# Code that draws figures
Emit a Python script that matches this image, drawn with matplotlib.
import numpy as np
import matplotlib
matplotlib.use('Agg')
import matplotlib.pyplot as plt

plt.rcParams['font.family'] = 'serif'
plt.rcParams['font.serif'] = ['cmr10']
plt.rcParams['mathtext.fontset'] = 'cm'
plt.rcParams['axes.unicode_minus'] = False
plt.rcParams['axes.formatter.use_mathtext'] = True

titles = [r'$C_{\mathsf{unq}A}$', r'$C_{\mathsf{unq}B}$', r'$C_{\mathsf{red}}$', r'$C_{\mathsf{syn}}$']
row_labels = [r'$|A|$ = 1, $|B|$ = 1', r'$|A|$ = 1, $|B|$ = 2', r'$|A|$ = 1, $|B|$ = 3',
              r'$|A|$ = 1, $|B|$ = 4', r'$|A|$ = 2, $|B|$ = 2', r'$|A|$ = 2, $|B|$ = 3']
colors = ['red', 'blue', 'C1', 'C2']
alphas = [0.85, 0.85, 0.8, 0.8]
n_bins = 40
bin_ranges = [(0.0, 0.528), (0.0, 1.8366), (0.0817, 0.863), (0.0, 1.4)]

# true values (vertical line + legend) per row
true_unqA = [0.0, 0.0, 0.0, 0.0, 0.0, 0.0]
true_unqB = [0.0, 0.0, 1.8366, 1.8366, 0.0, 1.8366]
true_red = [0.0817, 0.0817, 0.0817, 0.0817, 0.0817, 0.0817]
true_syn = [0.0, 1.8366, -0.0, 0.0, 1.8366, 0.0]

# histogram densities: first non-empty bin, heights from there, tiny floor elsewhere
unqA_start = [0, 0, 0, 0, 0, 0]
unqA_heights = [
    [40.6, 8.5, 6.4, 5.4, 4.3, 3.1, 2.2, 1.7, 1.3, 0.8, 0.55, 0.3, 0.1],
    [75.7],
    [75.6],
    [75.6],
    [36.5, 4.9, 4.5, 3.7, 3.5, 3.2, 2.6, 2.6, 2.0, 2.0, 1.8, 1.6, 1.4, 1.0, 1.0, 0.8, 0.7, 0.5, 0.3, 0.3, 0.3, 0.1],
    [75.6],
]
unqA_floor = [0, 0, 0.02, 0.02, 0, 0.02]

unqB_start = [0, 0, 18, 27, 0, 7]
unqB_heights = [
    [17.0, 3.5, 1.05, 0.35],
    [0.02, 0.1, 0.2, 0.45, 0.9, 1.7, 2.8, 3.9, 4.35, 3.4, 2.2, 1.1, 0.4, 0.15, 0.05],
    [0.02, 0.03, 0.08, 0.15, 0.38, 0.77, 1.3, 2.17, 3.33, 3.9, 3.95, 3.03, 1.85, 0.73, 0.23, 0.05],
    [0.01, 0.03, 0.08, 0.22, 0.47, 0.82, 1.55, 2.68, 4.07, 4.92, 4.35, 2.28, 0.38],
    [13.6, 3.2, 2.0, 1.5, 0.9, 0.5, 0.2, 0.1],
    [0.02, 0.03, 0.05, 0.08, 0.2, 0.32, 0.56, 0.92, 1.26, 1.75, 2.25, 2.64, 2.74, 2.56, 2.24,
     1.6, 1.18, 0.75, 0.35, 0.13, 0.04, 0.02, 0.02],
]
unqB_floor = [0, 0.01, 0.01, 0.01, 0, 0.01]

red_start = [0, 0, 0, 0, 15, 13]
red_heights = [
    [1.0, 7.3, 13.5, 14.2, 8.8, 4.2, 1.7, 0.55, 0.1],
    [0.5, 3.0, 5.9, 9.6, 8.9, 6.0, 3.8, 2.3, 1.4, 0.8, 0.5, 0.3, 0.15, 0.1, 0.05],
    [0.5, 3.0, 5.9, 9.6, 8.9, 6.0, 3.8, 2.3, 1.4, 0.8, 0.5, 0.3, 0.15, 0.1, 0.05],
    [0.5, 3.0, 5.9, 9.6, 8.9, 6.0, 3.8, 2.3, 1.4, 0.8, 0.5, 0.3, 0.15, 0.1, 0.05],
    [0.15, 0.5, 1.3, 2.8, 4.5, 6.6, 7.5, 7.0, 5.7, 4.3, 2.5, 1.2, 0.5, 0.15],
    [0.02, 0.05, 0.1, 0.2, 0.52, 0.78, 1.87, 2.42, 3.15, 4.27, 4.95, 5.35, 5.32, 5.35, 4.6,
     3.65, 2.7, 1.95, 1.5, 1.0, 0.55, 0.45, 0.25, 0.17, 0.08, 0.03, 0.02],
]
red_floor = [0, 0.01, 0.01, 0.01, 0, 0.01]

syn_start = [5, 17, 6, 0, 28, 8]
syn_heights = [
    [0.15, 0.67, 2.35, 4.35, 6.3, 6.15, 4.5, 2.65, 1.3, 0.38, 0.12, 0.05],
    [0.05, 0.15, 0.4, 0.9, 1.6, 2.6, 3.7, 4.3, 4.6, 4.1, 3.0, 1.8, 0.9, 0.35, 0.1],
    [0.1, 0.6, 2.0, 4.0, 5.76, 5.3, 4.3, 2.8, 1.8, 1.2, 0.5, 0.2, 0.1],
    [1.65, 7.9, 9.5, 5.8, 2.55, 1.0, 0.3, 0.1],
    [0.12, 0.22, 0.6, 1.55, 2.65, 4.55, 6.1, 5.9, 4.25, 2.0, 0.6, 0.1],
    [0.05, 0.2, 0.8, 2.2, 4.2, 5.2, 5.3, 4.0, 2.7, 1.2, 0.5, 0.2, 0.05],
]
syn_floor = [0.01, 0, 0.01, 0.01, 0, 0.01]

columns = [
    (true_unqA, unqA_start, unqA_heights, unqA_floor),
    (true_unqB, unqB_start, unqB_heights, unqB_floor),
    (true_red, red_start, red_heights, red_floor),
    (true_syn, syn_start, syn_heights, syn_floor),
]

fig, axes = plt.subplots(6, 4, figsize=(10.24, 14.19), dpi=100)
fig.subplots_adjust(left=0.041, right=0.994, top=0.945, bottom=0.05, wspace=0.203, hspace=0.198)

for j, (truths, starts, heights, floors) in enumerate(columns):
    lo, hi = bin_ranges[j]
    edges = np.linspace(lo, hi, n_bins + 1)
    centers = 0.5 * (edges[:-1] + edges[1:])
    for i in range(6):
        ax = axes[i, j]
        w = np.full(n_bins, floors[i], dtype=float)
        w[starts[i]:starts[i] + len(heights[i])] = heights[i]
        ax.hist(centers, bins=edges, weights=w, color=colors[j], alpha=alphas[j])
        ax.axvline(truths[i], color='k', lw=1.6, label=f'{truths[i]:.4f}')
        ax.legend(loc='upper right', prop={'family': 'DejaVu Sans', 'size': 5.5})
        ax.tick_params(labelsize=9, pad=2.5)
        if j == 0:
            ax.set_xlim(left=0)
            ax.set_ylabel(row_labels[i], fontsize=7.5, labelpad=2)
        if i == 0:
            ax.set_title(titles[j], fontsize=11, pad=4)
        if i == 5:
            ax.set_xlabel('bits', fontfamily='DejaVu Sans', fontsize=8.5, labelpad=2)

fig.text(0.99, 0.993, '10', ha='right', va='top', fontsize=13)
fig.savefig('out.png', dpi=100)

--

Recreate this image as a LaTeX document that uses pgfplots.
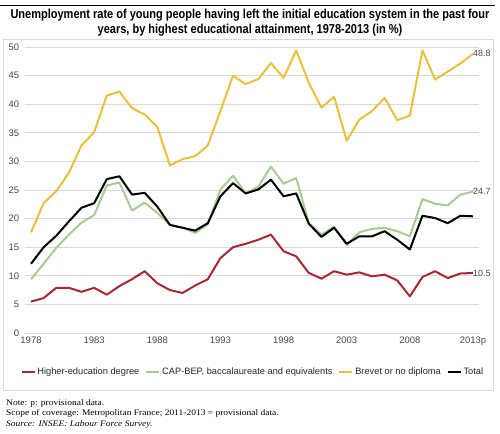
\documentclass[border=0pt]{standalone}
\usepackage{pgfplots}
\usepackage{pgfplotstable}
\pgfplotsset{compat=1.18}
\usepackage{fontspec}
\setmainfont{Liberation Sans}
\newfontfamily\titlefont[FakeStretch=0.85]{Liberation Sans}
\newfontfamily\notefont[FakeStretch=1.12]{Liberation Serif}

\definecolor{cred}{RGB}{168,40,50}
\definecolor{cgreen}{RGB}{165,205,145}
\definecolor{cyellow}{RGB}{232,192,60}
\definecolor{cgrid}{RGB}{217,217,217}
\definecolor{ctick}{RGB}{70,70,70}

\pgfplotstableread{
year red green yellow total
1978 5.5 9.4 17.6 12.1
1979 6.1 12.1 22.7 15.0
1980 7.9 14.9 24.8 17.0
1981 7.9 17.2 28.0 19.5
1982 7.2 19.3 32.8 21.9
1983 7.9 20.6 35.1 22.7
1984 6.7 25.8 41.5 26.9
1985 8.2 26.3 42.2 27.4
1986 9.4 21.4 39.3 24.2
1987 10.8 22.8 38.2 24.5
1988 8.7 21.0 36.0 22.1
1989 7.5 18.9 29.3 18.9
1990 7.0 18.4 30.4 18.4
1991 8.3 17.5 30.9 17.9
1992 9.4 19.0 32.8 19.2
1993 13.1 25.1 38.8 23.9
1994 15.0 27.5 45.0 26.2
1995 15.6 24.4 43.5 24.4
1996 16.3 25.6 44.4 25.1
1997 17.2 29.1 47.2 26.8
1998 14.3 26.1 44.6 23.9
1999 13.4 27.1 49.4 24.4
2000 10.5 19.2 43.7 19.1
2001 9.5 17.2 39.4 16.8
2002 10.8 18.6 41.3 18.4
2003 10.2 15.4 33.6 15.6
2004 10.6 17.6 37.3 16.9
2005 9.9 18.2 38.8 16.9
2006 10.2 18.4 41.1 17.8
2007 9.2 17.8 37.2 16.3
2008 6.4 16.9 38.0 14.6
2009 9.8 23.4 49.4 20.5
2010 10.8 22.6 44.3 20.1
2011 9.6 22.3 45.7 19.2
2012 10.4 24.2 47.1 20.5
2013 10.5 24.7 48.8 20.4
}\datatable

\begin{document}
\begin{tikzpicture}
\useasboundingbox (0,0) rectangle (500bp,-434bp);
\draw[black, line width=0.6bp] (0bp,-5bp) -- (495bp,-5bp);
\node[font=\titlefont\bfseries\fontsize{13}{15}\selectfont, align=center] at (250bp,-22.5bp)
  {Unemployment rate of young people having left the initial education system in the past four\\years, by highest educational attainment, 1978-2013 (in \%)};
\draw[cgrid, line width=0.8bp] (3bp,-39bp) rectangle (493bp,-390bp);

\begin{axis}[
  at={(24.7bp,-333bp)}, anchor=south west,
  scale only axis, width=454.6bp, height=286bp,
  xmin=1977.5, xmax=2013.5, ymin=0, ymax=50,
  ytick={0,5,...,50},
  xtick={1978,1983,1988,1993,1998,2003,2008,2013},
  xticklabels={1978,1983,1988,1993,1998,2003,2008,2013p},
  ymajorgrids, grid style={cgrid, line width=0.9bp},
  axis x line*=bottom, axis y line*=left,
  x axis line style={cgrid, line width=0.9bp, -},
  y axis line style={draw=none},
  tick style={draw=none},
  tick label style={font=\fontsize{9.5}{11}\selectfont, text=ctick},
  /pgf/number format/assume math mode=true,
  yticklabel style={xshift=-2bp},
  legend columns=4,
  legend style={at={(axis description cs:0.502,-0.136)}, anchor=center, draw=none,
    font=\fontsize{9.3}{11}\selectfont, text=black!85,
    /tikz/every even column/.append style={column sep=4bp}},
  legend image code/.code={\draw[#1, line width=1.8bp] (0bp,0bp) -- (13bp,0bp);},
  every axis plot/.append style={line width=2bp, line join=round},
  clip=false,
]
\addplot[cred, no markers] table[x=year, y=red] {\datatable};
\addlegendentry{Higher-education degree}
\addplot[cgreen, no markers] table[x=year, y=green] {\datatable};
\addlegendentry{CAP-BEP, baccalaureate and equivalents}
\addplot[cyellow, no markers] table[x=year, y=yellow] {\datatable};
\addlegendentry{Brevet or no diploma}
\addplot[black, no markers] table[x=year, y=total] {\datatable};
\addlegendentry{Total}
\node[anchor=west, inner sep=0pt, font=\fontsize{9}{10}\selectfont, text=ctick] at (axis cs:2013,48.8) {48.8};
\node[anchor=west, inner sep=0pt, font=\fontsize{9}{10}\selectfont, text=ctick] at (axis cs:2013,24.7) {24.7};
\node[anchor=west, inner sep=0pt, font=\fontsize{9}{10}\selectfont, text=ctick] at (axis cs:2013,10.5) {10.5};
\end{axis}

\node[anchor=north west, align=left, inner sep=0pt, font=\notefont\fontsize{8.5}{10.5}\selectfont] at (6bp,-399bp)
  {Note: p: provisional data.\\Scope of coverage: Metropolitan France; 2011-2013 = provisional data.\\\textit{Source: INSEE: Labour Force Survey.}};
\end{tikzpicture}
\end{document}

# Set exercise
Transcribe only the lines above that start at the line containing "Recreate this image" and end at the line containing "(3bp,-39bp) rectangle (493bp,-390bp);". Omit pictures.

# Exercise answer
Recreate this image as a LaTeX document that uses pgfplots.
\documentclass[border=0pt]{standalone}
\usepackage{pgfplots}
\usepackage{pgfplotstable}
\pgfplotsset{compat=1.18}
\usepackage{fontspec}
\setmainfont{Liberation Sans}
\newfontfamily\titlefont[FakeStretch=0.85]{Liberation Sans}
\newfontfamily\notefont[FakeStretch=1.12]{Liberation Serif}

\definecolor{cred}{RGB}{168,40,50}
\definecolor{cgreen}{RGB}{165,205,145}
\definecolor{cyellow}{RGB}{232,192,60}
\definecolor{cgrid}{RGB}{217,217,217}
\definecolor{ctick}{RGB}{70,70,70}

\pgfplotstableread{
year red green yellow total
1978 5.5 9.4 17.6 12.1
1979 6.1 12.1 22.7 15.0
1980 7.9 14.9 24.8 17.0
1981 7.9 17.2 28.0 19.5
1982 7.2 19.3 32.8 21.9
1983 7.9 20.6 35.1 22.7
1984 6.7 25.8 41.5 26.9
1985 8.2 26.3 42.2 27.4
1986 9.4 21.4 39.3 24.2
1987 10.8 22.8 38.2 24.5
1988 8.7 21.0 36.0 22.1
1989 7.5 18.9 29.3 18.9
1990 7.0 18.4 30.4 18.4
1991 8.3 17.5 30.9 17.9
1992 9.4 19.0 32.8 19.2
1993 13.1 25.1 38.8 23.9
1994 15.0 27.5 45.0 26.2
1995 15.6 24.4 43.5 24.4
1996 16.3 25.6 44.4 25.1
1997 17.2 29.1 47.2 26.8
1998 14.3 26.1 44.6 23.9
1999 13.4 27.1 49.4 24.4
2000 10.5 19.2 43.7 19.1
2001 9.5 17.2 39.4 16.8
2002 10.8 18.6 41.3 18.4
2003 10.2 15.4 33.6 15.6
2004 10.6 17.6 37.3 16.9
2005 9.9 18.2 38.8 16.9
2006 10.2 18.4 41.1 17.8
2007 9.2 17.8 37.2 16.3
2008 6.4 16.9 38.0 14.6
2009 9.8 23.4 49.4 20.5
2010 10.8 22.6 44.3 20.1
2011 9.6 22.3 45.7 19.2
2012 10.4 24.2 47.1 20.5
2013 10.5 24.7 48.8 20.4
}\datatable

\begin{document}
\begin{tikzpicture}
\useasboundingbox (0,0) rectangle (500bp,-434bp);
\draw[black, line width=0.6bp] (0bp,-5bp) -- (495bp,-5bp);
\node[font=\titlefont\bfseries\fontsize{13}{15}\selectfont, align=center] at (250bp,-22.5bp)
  {Unemployment rate of young people having left the initial education system in the past four\\years, by highest educational attainment, 1978-2013 (in \%)};
\draw[cgrid, line width=0.8bp] (3bp,-39bp) rectangle (493bp,-390bp);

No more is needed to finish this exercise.